▸ Prompt
Your task is to print exactly the lines from the line that contains "Convert this chart" through the line that contains "0.010, 0.008, 0.006]", with pictures left out.

▸ The records
|---|

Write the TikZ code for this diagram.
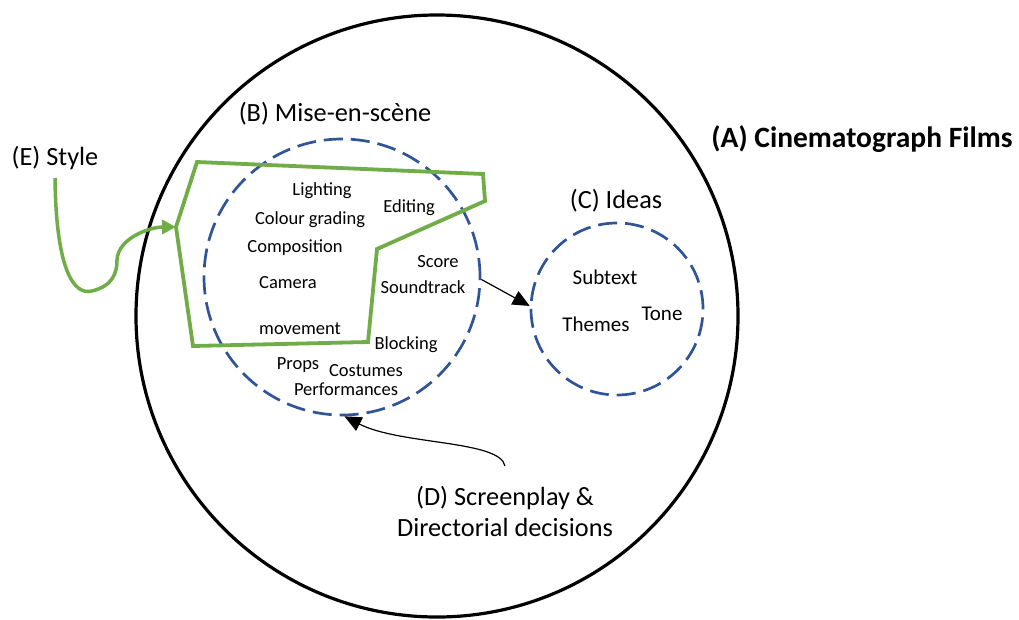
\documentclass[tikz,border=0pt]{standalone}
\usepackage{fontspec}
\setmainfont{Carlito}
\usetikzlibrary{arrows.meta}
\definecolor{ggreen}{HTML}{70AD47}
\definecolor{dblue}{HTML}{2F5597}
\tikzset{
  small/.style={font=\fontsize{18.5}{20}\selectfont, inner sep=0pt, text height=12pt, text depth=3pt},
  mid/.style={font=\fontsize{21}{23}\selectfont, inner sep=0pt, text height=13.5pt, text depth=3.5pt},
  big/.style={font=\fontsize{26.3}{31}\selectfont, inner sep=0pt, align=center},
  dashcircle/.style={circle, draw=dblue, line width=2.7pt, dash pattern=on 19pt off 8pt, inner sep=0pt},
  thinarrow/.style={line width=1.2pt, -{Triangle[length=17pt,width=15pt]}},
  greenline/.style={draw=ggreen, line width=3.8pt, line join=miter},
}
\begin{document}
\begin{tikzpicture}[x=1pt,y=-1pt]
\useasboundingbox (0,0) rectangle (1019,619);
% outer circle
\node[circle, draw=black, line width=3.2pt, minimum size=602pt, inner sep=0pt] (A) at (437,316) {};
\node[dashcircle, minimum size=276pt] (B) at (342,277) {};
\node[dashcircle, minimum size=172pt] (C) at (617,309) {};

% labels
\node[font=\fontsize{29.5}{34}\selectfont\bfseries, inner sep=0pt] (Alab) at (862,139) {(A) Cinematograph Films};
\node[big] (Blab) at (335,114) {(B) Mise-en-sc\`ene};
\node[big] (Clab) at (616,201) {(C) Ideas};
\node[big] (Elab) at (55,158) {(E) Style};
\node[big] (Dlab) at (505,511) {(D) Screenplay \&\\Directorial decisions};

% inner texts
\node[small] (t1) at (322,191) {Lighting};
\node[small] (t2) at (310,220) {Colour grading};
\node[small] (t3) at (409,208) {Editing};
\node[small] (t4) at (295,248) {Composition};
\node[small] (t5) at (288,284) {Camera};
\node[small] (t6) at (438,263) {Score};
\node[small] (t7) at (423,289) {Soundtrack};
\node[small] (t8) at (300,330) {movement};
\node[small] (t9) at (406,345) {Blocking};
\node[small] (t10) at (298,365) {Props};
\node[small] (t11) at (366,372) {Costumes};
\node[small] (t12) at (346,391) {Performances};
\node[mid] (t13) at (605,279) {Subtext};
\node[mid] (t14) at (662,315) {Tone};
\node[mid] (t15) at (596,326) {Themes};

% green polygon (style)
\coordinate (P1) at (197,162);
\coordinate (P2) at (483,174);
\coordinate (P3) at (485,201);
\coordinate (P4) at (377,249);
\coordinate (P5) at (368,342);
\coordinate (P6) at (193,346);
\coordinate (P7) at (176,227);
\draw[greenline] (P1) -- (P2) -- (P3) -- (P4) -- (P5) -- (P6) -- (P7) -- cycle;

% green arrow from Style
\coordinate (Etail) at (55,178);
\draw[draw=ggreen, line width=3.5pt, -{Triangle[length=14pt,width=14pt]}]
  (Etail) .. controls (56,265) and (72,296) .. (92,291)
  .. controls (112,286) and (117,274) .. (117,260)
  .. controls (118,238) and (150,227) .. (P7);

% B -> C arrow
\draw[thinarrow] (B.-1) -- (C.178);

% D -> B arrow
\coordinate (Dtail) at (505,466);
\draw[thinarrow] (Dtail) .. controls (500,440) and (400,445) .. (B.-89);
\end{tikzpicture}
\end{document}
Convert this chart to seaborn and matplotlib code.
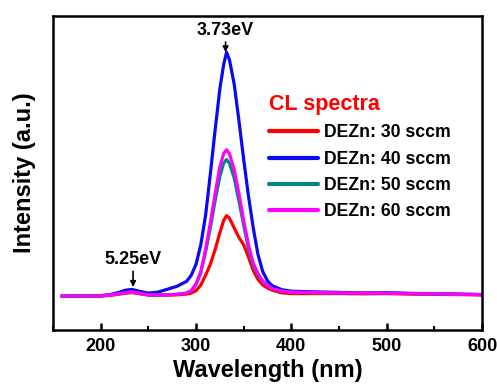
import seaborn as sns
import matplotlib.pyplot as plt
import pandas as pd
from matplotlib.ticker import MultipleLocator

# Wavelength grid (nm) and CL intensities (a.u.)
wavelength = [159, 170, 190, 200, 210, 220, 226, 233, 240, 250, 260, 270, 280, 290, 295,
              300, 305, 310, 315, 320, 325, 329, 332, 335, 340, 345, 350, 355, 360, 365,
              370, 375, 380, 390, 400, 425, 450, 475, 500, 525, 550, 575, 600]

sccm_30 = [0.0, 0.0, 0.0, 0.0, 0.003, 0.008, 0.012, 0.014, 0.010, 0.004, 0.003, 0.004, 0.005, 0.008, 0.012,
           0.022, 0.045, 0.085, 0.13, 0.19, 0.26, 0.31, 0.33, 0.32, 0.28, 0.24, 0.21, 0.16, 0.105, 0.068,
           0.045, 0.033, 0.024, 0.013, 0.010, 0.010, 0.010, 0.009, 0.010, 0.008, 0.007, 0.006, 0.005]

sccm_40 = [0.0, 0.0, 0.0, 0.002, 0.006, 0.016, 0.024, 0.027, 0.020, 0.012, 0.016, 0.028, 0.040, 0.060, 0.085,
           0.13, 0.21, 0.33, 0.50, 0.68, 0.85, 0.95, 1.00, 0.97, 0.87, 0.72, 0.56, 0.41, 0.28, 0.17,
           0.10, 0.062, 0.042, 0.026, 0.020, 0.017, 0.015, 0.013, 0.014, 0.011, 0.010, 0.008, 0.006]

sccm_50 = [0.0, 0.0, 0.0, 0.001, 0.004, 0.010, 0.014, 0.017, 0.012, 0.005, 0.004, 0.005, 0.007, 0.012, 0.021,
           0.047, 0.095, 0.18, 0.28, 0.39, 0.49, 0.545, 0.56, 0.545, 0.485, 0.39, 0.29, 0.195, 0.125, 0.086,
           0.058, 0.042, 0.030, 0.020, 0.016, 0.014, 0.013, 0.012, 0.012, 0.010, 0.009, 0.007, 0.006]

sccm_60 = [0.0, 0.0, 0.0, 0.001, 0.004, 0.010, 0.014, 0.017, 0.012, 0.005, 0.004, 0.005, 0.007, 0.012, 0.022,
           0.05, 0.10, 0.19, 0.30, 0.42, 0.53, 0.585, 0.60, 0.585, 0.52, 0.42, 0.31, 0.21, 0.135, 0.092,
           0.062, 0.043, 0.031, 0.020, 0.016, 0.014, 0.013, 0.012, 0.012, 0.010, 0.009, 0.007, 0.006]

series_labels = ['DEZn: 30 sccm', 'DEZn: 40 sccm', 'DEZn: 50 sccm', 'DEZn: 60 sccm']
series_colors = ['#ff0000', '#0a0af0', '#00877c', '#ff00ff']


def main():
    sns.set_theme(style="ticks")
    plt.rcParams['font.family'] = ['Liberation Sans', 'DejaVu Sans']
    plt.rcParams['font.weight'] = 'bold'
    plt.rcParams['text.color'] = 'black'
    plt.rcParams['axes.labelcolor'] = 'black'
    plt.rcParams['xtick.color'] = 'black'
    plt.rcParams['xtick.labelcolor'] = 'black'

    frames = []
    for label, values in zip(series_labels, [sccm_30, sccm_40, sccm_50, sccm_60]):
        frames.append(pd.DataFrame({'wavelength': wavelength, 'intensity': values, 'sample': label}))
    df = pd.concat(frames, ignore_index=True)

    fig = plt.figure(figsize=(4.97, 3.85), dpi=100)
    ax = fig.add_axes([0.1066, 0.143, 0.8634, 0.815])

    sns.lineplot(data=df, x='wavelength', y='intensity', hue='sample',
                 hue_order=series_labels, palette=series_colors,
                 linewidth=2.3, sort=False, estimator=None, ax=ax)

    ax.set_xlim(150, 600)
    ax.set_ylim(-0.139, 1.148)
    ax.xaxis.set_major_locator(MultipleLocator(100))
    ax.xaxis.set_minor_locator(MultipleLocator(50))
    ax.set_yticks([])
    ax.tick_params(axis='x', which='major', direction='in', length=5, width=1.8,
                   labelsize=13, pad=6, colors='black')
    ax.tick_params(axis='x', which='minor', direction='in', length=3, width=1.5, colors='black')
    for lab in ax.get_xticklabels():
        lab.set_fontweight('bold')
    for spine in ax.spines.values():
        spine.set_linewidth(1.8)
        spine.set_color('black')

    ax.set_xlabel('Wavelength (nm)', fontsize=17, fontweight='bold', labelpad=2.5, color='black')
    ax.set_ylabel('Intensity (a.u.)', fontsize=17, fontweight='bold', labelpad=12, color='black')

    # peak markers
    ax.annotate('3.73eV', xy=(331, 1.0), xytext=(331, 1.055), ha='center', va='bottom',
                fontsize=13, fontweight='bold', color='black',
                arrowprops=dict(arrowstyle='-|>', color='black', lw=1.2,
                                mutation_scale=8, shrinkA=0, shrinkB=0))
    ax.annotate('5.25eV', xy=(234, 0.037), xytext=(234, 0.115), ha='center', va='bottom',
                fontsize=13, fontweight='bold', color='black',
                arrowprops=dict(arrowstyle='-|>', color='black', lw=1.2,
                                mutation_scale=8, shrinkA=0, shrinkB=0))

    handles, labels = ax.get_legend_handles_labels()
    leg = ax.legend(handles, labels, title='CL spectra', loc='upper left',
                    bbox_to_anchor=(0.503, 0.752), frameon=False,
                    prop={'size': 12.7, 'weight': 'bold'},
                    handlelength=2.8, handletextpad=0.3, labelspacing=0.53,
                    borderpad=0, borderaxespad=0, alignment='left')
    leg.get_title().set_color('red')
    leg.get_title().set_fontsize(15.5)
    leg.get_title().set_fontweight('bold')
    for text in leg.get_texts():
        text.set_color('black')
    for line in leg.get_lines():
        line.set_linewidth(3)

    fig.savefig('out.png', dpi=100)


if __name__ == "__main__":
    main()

|---|

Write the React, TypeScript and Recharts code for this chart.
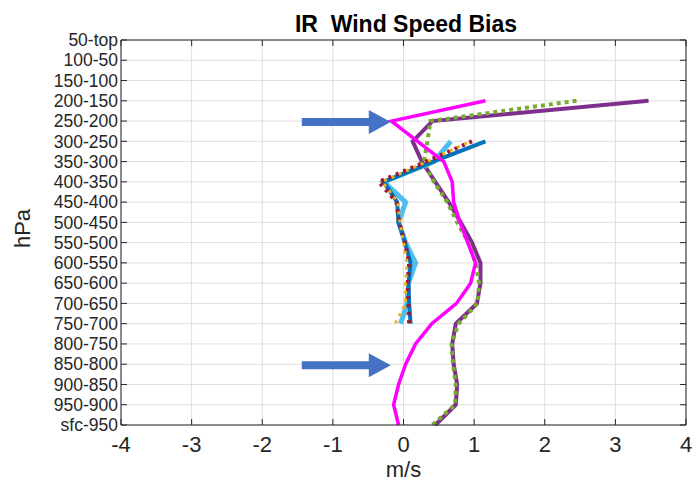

|---|

▸ Problem solution
Convert this chart to seaborn and matplotlib code.
import seaborn as sns
import matplotlib.pyplot as plt
import pandas as pd
from matplotlib.ticker import MultipleLocator

# Wavelength grid (nm) and CL intensities (a.u.)
wavelength = [159, 170, 190, 200, 210, 220, 226, 233, 240, 250, 260, 270, 280, 290, 295,
              300, 305, 310, 315, 320, 325, 329, 332, 335, 340, 345, 350, 355, 360, 365,
              370, 375, 380, 390, 400, 425, 450, 475, 500, 525, 550, 575, 600]

sccm_30 = [0.0, 0.0, 0.0, 0.0, 0.003, 0.008, 0.012, 0.014, 0.010, 0.004, 0.003, 0.004, 0.005, 0.008, 0.012,
           0.022, 0.045, 0.085, 0.13, 0.19, 0.26, 0.31, 0.33, 0.32, 0.28, 0.24, 0.21, 0.16, 0.105, 0.068,
           0.045, 0.033, 0.024, 0.013, 0.010, 0.010, 0.010, 0.009, 0.010, 0.008, 0.007, 0.006, 0.005]

sccm_40 = [0.0, 0.0, 0.0, 0.002, 0.006, 0.016, 0.024, 0.027, 0.020, 0.012, 0.016, 0.028, 0.040, 0.060, 0.085,
           0.13, 0.21, 0.33, 0.50, 0.68, 0.85, 0.95, 1.00, 0.97, 0.87, 0.72, 0.56, 0.41, 0.28, 0.17,
           0.10, 0.062, 0.042, 0.026, 0.020, 0.017, 0.015, 0.013, 0.014, 0.011, 0.010, 0.008, 0.006]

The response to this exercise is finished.